DESCRIPTION OF THE TASK: Every line below should be copied exactly; drop the pictures.

DATASET CONTENT:
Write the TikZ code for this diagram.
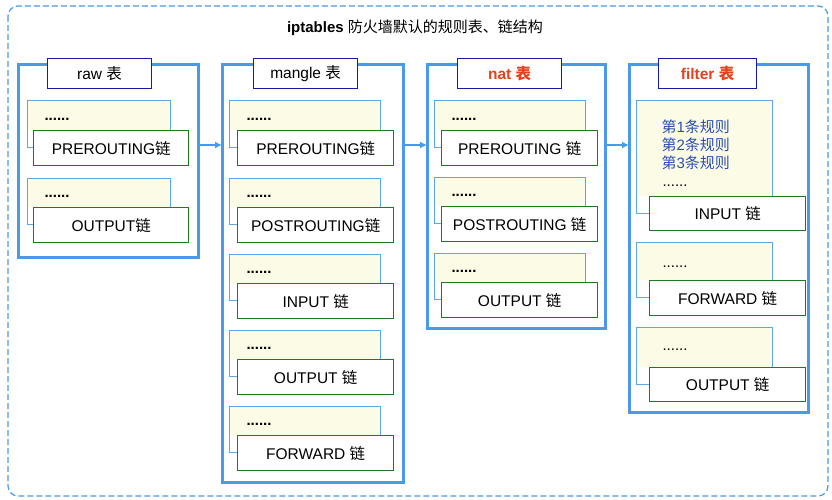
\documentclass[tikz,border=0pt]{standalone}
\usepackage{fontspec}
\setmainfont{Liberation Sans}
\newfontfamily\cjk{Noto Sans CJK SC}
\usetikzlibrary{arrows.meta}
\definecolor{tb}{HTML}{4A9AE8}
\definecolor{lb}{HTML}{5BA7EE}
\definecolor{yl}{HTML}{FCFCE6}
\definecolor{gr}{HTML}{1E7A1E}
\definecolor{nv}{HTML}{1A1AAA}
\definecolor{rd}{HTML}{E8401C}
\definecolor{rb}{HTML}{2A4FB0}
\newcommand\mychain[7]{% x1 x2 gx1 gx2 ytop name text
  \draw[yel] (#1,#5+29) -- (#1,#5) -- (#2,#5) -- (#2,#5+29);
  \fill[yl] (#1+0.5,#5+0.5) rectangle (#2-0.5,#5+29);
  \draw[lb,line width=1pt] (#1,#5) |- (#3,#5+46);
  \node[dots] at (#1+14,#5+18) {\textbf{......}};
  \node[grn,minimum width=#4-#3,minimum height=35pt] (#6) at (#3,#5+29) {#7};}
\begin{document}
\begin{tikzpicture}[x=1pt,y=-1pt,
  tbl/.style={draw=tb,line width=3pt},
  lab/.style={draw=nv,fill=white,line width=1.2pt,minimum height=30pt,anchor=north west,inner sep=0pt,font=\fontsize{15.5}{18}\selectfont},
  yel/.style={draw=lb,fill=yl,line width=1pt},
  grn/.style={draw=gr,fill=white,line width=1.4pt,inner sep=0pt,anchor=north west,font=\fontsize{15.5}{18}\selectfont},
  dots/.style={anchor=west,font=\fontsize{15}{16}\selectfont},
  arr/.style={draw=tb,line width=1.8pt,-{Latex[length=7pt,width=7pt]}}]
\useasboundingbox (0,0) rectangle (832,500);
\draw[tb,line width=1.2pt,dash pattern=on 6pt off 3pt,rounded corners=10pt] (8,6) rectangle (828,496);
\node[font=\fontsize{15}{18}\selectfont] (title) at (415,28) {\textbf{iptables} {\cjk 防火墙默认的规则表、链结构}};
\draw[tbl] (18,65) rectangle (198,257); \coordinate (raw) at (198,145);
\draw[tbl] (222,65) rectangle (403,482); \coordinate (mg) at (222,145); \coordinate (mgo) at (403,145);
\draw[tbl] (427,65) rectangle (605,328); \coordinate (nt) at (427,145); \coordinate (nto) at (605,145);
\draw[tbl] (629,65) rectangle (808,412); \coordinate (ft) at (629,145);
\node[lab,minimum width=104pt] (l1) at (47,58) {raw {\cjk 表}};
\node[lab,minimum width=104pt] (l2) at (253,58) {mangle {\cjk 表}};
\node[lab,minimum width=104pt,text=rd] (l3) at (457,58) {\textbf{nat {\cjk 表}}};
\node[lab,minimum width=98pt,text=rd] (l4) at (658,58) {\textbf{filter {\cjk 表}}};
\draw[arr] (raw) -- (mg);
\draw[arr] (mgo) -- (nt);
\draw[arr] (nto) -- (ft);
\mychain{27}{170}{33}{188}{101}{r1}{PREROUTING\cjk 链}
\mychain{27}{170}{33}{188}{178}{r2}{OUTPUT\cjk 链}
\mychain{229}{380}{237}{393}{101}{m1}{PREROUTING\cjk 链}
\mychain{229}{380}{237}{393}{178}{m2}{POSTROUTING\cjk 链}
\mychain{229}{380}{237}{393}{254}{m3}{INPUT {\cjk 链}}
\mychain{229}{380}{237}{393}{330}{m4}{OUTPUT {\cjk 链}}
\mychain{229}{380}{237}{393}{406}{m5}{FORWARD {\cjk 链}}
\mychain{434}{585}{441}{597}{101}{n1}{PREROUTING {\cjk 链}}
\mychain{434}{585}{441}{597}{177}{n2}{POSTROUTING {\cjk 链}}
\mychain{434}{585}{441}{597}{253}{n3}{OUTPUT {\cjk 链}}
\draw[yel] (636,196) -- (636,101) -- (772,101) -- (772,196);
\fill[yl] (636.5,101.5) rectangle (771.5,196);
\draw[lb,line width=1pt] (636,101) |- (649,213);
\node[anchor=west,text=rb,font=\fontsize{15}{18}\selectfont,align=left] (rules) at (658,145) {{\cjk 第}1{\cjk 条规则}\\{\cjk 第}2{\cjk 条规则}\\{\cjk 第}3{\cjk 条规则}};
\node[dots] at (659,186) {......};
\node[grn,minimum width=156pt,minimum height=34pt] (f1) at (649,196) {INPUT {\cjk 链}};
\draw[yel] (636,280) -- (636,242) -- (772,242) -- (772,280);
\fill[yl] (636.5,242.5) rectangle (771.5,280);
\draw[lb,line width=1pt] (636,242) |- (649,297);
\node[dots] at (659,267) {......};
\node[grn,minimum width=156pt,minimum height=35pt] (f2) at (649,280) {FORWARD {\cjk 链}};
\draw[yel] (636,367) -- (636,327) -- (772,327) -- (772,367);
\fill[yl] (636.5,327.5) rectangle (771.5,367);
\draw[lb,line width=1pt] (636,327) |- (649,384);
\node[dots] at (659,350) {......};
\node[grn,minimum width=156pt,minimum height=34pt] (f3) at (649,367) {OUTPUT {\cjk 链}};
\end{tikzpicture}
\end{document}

FINISHED ANSWER:
Write the TikZ code for this diagram.
\documentclass[tikz,border=0pt]{standalone}
\usepackage{fontspec}
\setmainfont{Liberation Sans}
\newfontfamily\cjk{Noto Sans CJK SC}
\usetikzlibrary{arrows.meta}
\definecolor{tb}{HTML}{4A9AE8}
\definecolor{lb}{HTML}{5BA7EE}
\definecolor{yl}{HTML}{FCFCE6}
\definecolor{gr}{HTML}{1E7A1E}
\definecolor{nv}{HTML}{1A1AAA}
\definecolor{rd}{HTML}{E8401C}
\definecolor{rb}{HTML}{2A4FB0}
\newcommand\mychain[7]{% x1 x2 gx1 gx2 ytop name text
  \draw[yel] (#1,#5+29) -- (#1,#5) -- (#2,#5) -- (#2,#5+29);
  \fill[yl] (#1+0.5,#5+0.5) rectangle (#2-0.5,#5+29);
  \draw[lb,line width=1pt] (#1,#5) |- (#3,#5+46);
  \node[dots] at (#1+14,#5+18) {\textbf{......}};
  \node[grn,minimum width=#4-#3,minimum height=35pt] (#6) at (#3,#5+29) {#7};}
\begin{document}
\begin{tikzpicture}[x=1pt,y=-1pt,
  tbl/.style={draw=tb,line width=3pt},
  lab/.style={draw=nv,fill=white,line width=1.2pt,minimum height=30pt,anchor=north west,inner sep=0pt,font=\fontsize{15.5}{18}\selectfont},
  yel/.style={draw=lb,fill=yl,line width=1pt},
  grn/.style={draw=gr,fill=white,line width=1.4pt,inner sep=0pt,anchor=north west,font=\fontsize{15.5}{18}\selectfont},
  dots/.style={anchor=west,font=\fontsize{15}{16}\selectfont},
  arr/.style={draw=tb,line width=1.8pt,-{Latex[length=7pt,width=7pt]}}]
\useasboundingbox (0,0) rectangle (832,500);
\draw[tb,line width=1.2pt,dash pattern=on 6pt off 3pt,rounded corners=10pt] (8,6) rectangle (828,496);
\node[font=\fontsize{15}{18}\selectfont] (title) at (415,28) {\textbf{iptables} {\cjk 防火墙默认的规则表、链结构}};
\draw[tbl] (18,65) rectangle (198,257); \coordinate (raw) at (198,145);
\draw[tbl] (222,65) rectangle (403,482); \coordinate (mg) at (222,145); \coordinate (mgo) at (403,145);
\draw[tbl] (427,65) rectangle (605,328); \coordinate (nt) at (427,145); \coordinate (nto) at (605,145);
\draw[tbl] (629,65) rectangle (808,412); \coordinate (ft) at (629,145);
\node[lab,minimum width=104pt] (l1) at (47,58) {raw {\cjk 表}};
\node[lab,minimum width=104pt] (l2) at (253,58) {mangle {\cjk 表}};
\node[lab,minimum width=104pt,text=rd] (l3) at (457,58) {\textbf{nat {\cjk 表}}};
\node[lab,minimum width=98pt,text=rd] (l4) at (658,58) {\textbf{filter {\cjk 表}}};
\draw[arr] (raw) -- (mg);
\draw[arr] (mgo) -- (nt);
\draw[arr] (nto) -- (ft);
\mychain{27}{170}{33}{188}{101}{r1}{PREROUTING\cjk 链}
\mychain{27}{170}{33}{188}{178}{r2}{OUTPUT\cjk 链}
\mychain{229}{380}{237}{393}{101}{m1}{PREROUTING\cjk 链}
\mychain{229}{380}{237}{393}{178}{m2}{POSTROUTING\cjk 链}
\mychain{229}{380}{237}{393}{254}{m3}{INPUT {\cjk 链}}
\mychain{229}{380}{237}{393}{330}{m4}{OUTPUT {\cjk 链}}
\mychain{229}{380}{237}{393}{406}{m5}{FORWARD {\cjk 链}}
\mychain{434}{585}{441}{597}{101}{n1}{PREROUTING {\cjk 链}}
\mychain{434}{585}{441}{597}{177}{n2}{POSTROUTING {\cjk 链}}
\mychain{434}{585}{441}{597}{253}{n3}{OUTPUT {\cjk 链}}
\draw[yel] (636,196) -- (636,101) -- (772,101) -- (772,196);
\fill[yl] (636.5,101.5) rectangle (771.5,196);
\draw[lb,line width=1pt] (636,101) |- (649,213);
\node[anchor=west,text=rb,font=\fontsize{15}{18}\selectfont,align=left] (rules) at (658,145) {{\cjk 第}1{\cjk 条规则}\\{\cjk 第}2{\cjk 条规则}\\{\cjk 第}3{\cjk 条规则}};
\node[dots] at (659,186) {......};
\node[grn,minimum width=156pt,minimum height=34pt] (f1) at (649,196) {INPUT {\cjk 链}};
\draw[yel] (636,280) -- (636,242) -- (772,242) -- (772,280);
\fill[yl] (636.5,242.5) rectangle (771.5,280);
\draw[lb,line width=1pt] (636,242) |- (649,297);
\node[dots] at (659,267) {......};
\node[grn,minimum width=156pt,minimum height=35pt] (f2) at (649,280) {FORWARD {\cjk 链}};
\draw[yel] (636,367) -- (636,327) -- (772,327) -- (772,367);
\fill[yl] (636.5,327.5) rectangle (771.5,367);
\draw[lb,line width=1pt] (636,327) |- (649,384);
\node[dots] at (659,350) {......};
\node[grn,minimum width=156pt,minimum height=34pt] (f3) at (649,367) {OUTPUT {\cjk 链}};
\end{tikzpicture}
\end{document}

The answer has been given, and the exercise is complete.